- Data lines -
········

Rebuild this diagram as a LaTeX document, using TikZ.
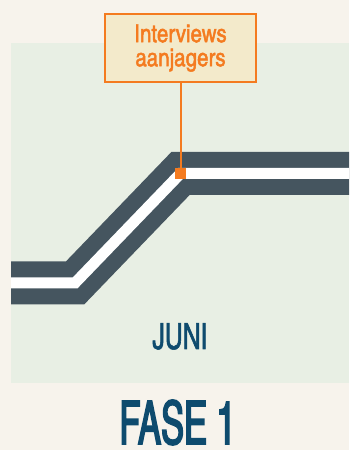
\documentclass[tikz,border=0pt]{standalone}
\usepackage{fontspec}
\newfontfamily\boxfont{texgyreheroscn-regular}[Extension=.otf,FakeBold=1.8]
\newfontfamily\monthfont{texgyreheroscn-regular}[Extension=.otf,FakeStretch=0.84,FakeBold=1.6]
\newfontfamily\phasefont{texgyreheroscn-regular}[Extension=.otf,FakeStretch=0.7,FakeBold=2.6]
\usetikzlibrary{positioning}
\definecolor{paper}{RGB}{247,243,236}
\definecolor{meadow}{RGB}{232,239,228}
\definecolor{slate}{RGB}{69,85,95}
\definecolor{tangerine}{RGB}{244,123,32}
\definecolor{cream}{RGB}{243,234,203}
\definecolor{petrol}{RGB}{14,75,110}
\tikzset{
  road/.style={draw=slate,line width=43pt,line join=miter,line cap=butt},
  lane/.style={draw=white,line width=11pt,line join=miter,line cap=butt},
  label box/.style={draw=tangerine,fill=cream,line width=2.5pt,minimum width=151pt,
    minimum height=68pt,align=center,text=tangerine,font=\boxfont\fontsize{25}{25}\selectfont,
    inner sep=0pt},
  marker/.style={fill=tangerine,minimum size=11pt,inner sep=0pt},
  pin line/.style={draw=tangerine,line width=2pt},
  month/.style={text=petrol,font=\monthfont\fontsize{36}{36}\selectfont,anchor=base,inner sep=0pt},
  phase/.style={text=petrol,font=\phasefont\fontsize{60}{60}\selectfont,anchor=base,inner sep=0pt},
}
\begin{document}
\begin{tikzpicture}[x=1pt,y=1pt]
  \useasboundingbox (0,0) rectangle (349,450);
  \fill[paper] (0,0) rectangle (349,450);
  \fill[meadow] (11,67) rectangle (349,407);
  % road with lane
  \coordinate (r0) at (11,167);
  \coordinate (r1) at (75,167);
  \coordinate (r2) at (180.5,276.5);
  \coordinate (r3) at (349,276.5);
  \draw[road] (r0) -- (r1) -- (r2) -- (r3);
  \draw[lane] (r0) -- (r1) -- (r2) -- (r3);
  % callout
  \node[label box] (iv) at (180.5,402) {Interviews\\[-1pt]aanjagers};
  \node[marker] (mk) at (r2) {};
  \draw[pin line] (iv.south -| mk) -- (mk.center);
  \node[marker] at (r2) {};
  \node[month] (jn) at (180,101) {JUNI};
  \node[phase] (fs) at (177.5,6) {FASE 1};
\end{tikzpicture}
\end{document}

········

- Problem requirements -
Copy the data character for character, but drop all pictures from the copy.

- Answer to the exercise -
Rebuild this diagram as a LaTeX document, using TikZ.
\documentclass[tikz,border=0pt]{standalone}
\usepackage{fontspec}
\newfontfamily\boxfont{texgyreheroscn-regular}[Extension=.otf,FakeBold=1.8]
\newfontfamily\monthfont{texgyreheroscn-regular}[Extension=.otf,FakeStretch=0.84,FakeBold=1.6]
\newfontfamily\phasefont{texgyreheroscn-regular}[Extension=.otf,FakeStretch=0.7,FakeBold=2.6]
\usetikzlibrary{positioning}
\definecolor{paper}{RGB}{247,243,236}
\definecolor{meadow}{RGB}{232,239,228}
\definecolor{slate}{RGB}{69,85,95}
\definecolor{tangerine}{RGB}{244,123,32}
\definecolor{cream}{RGB}{243,234,203}
\definecolor{petrol}{RGB}{14,75,110}
\tikzset{
  road/.style={draw=slate,line width=43pt,line join=miter,line cap=butt},
  lane/.style={draw=white,line width=11pt,line join=miter,line cap=butt},
  label box/.style={draw=tangerine,fill=cream,line width=2.5pt,minimum width=151pt,
    minimum height=68pt,align=center,text=tangerine,font=\boxfont\fontsize{25}{25}\selectfont,
    inner sep=0pt},
  marker/.style={fill=tangerine,minimum size=11pt,inner sep=0pt},
  pin line/.style={draw=tangerine,line width=2pt},
  month/.style={text=petrol,font=\monthfont\fontsize{36}{36}\selectfont,anchor=base,inner sep=0pt},
  phase/.style={text=petrol,font=\phasefont\fontsize{60}{60}\selectfont,anchor=base,inner sep=0pt},
}
\begin{document}
\begin{tikzpicture}[x=1pt,y=1pt]
  \useasboundingbox (0,0) rectangle (349,450);
  \fill[paper] (0,0) rectangle (349,450);
  \fill[meadow] (11,67) rectangle (349,407);
  % road with lane
  \coordinate (r0) at (11,167);
  \coordinate (r1) at (75,167);
  \coordinate (r2) at (180.5,276.5);
  \coordinate (r3) at (349,276.5);
  \draw[road] (r0) -- (r1) -- (r2) -- (r3);
  \draw[lane] (r0) -- (r1) -- (r2) -- (r3);
  % callout
  \node[label box] (iv) at (180.5,402) {Interviews\\[-1pt]aanjagers};
  \node[marker] (mk) at (r2) {};
  \draw[pin line] (iv.south -| mk) -- (mk.center);
  \node[marker] at (r2) {};
  \node[month] (jn) at (180,101) {JUNI};
  \node[phase] (fs) at (177.5,6) {FASE 1};
\end{tikzpicture}
\end{document}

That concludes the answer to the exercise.